Feliz izquierda sin memoria y ya con mochila. Decir que Franco fue un dictador criminal comparable a sus compadres Hitler y Mussolini es una obviedad, pero para repetir obviedades no se paga el cargo ni se hace campaña. Hay que añadir a la obviedad una evidencia que nos hace ser precavidos, si no con la palabra, sí con los gestos. A diferencia de sus hermanos siameses, Franco ganó dos guerras; la primera la de nuestros padres y la segunda la nuestra. Murió en la cama y tras décadas de apoyo de las democracias occidentales, con los Estados Unidos a la cabeza. El falaz garante de demócratas servidores del Imperio le concedió un seguro de vida y la oposición fuimos incapaces de derribarlo. La sociedad le enterró entre sollozos.
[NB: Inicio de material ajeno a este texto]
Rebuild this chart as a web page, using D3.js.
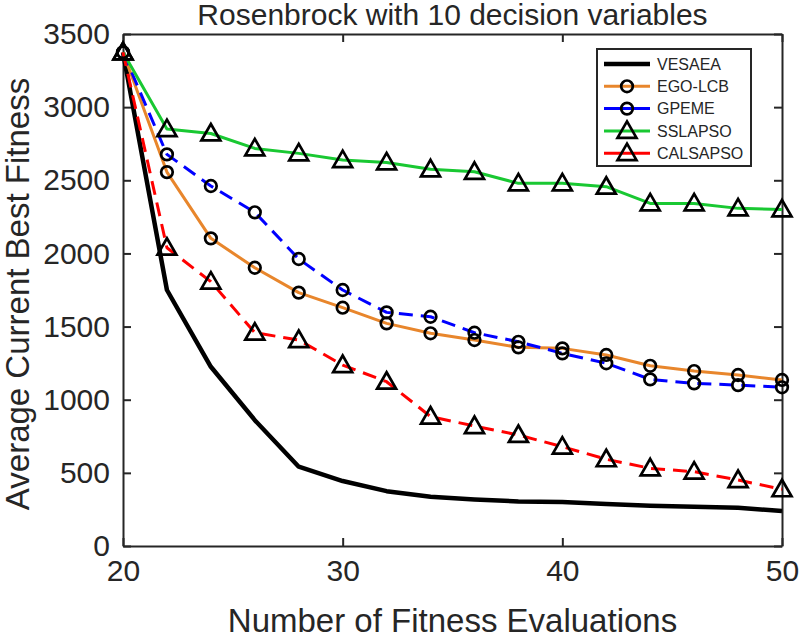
<!DOCTYPE html>
<html>
<head>
<meta charset="utf-8">
<script src="https://cdn.jsdelivr.net/npm/d3@7"></script>
<style>
  body { margin: 0; background: #fff; }
  text { font-family: "Liberation Sans", Arial, Helvetica, sans-serif; fill: #262626; }
</style>
</head>
<body>
<svg id="chart" width="800" height="636"></svg>
<script>
// evaluations on the x axis
const evals = [20, 22, 24, 26, 28, 30, 32, 34, 36, 38, 40, 42, 44, 46, 48, 50];

const vesaea   = [3375, 1750, 1225, 860, 542, 444, 375, 337, 318, 305, 300, 287, 275, 268, 262, 239];
const egoLcb   = [3375, 2556, 2103, 1902, 1732, 1629, 1522, 1454, 1408, 1358, 1351, 1306, 1232, 1196, 1169, 1135];
const gpeme    = [3375, 2677, 2461, 2281, 1962, 1750, 1597, 1567, 1458, 1396, 1317, 1249, 1139, 1112, 1100, 1085];
const sslapso  = [3375, 2850, 2820, 2718, 2684, 2638, 2622, 2575, 2558, 2479, 2479, 2456, 2342, 2342, 2308, 2301];
const calsapso = [3375, 2039, 1807, 1458, 1408, 1237, 1123, 885, 820, 759, 679, 593, 531, 508, 451, 388];

const xTicks = [20, 30, 40, 50];
const yTicks = [0, 500, 1000, 1500, 2000, 2500, 3000, 3500];

const series = [
  {name: 'VESAEA', values: vesaea, color: '#000000', width: 4.5, dash: null, marker: null},
  {name: 'EGO-LCB', values: egoLcb, color: '#e8862c', width: 3, dash: null, marker: 'circle'},
  {name: 'GPEME', values: gpeme, color: '#0000ff', width: 3, dash: '14,8', marker: 'circle'},
  {name: 'SSLAPSO', values: sslapso, color: '#19c832', width: 3, dash: null, marker: 'triangle'},
  {name: 'CALSAPSO', values: calsapso, color: '#ff0000', width: 3, dash: '14,8', marker: 'triangle'},
];

const svg = d3.select('#chart');
const margin = {left: 123, right: 18, top: 34, bottom: 90};
const W = 800, H = 636;
const axisColor = '#262626';

const x = d3.scaleLinear().domain([20, 50]).range([margin.left, W - margin.right]);
const y = d3.scaleLinear().domain([0, 3500]).range([H - margin.bottom, margin.top]);

// axes with inward ticks on all four sides
const tickLen = 8;
const gAxes = svg.append('g');
gAxes.append('g')
    .attr('transform', `translate(0,${y(0)})`)
    .call(d3.axisBottom(x).tickValues(xTicks).tickSizeInner(-tickLen).tickSizeOuter(0).tickPadding(14));
gAxes.append('g')
    .attr('transform', `translate(0,${y(3500)})`)
    .call(d3.axisTop(x).tickValues(xTicks).tickSizeInner(-tickLen).tickSizeOuter(0).tickFormat(''));
gAxes.append('g')
    .attr('transform', `translate(${x(20)},0)`)
    .call(d3.axisLeft(y).tickValues(yTicks).tickFormat(d3.format('d'))
        .tickSizeInner(-tickLen).tickSizeOuter(0).tickPadding(13));
gAxes.append('g')
    .attr('transform', `translate(${x(50)},0)`)
    .call(d3.axisRight(y).tickValues(yTicks).tickSizeInner(-tickLen).tickSizeOuter(0).tickFormat(''));

gAxes.selectAll('.domain').attr('stroke', axisColor).attr('stroke-width', 2);
gAxes.selectAll('.tick line').attr('stroke', axisColor).attr('stroke-width', 2);
gAxes.selectAll('.tick text')
    .style('font-family', '"Liberation Sans", Arial, sans-serif')
    .style('font-size', '30px')
    .attr('fill', axisColor);

// lines
const line = d3.line().x((d, i) => x(evals[i])).y((d) => y(d));
const gLines = svg.append('g');
series.forEach((s) => {
  gLines.append('path')
      .datum(s.values)
      .attr('d', line)
      .attr('fill', 'none')
      .attr('stroke', s.color)
      .attr('stroke-width', s.width)
      .attr('stroke-linejoin', 'round')
      .attr('stroke-dasharray', s.dash);
});

// markers
const triPath = 'M0,-9.5 L9.5,7 L-9.5,7 Z';
function drawMarker(g, type, cx, cy) {
  if (type === 'circle') {
    g.append('circle')
        .attr('cx', cx).attr('cy', cy).attr('r', 5.8)
        .attr('fill', 'none').attr('stroke', '#000').attr('stroke-width', 2.7);
  } else if (type === 'triangle') {
    g.append('path')
        .attr('d', triPath)
        .attr('transform', `translate(${cx},${cy})`)
        .attr('fill', 'none').attr('stroke', '#000').attr('stroke-width', 2.7)
        .attr('stroke-linejoin', 'miter');
  }
}
const gMarks = svg.append('g');
series.forEach((s) => {
  if (!s.marker) return;
  s.values.forEach((v, i) => drawMarker(gMarks, s.marker, x(evals[i]), y(v)));
});

// axis labels and title
svg.append('text')
    .attr('x', (x(20) + x(50)) / 2)
    .attr('y', 25)
    .attr('text-anchor', 'middle')
    .style('font-size', '30px')
    .attr('fill', '#000')
    .text('Rosenbrock with 10 decision variables');

svg.append('text')
    .attr('x', (x(20) + x(50)) / 2)
    .attr('y', 632)
    .attr('text-anchor', 'middle')
    .style('font-size', '33px')
    .text('Number of Fitness Evaluations');

svg.append('text')
    .attr('transform', `translate(29,${(y(0) + y(3500)) / 2 + 4}) rotate(-90)`)
    .attr('text-anchor', 'middle')
    .style('font-size', '33px')
    .text('Average Current Best Fitness');

// legend
const legend = svg.append('g');
const lx = 597, ly = 49, lw = 154, lh = 117;
legend.append('rect')
    .attr('x', lx).attr('y', ly).attr('width', lw).attr('height', lh)
    .attr('fill', '#fff').attr('stroke', axisColor).attr('stroke-width', 2);
series.forEach((s, i) => {
  const cy = ly + 15 + i * 22.3;
  legend.append('line')
      .attr('x1', lx + 7).attr('x2', lx + 53)
      .attr('y1', cy).attr('y2', cy)
      .attr('stroke', s.color)
      .attr('stroke-width', s.width);
  drawMarker(legend, s.marker, lx + 30, cy);
  legend.append('text')
      .attr('x', lx + 60)
      .attr('y', cy)
      .attr('dy', '0.36em')
      .style('font-size', '16px')
      .attr('fill', '#000')
      .text(s.name);
});
</script>
</body>
</html>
No hagamos de nuestro fracaso una infantil venganza post-morten. Los nietos se rebelaron, es lo que cabía esperar, pero cuando hablamos de sacar al franquismo del PP estamos cometiendo una omisión capital. 40 años de dictadura sangrienta hasta el último momento no pueden hacernos olvidar que no somos vencedores de ninguna batalla épica, todo lo más hábiles negociadores de nuestras derrotas y lo suficientemente conscientes de nuestras limitaciones como para no llenarnos la boca con el antifranquismo de los chicos asentados que se han creído las mentirijillas de sus mayores. La transición, tan sacralizada, tiene un lado laico y cruel para quienes hubimos de aceptarla, es decir, todos.
¡Saquen a Franco de la política, idiotas! Tengo en mi memoria aquel día de diciembre del 77 en que Santiago Carrillo se encaró a Manuel Fraga en las Cortes para decirle que de haber otra guerra civil no la ganarían los mismos. Se produjo un silencio espeso y luego, como en el verso, “fuese y no hubo nada”.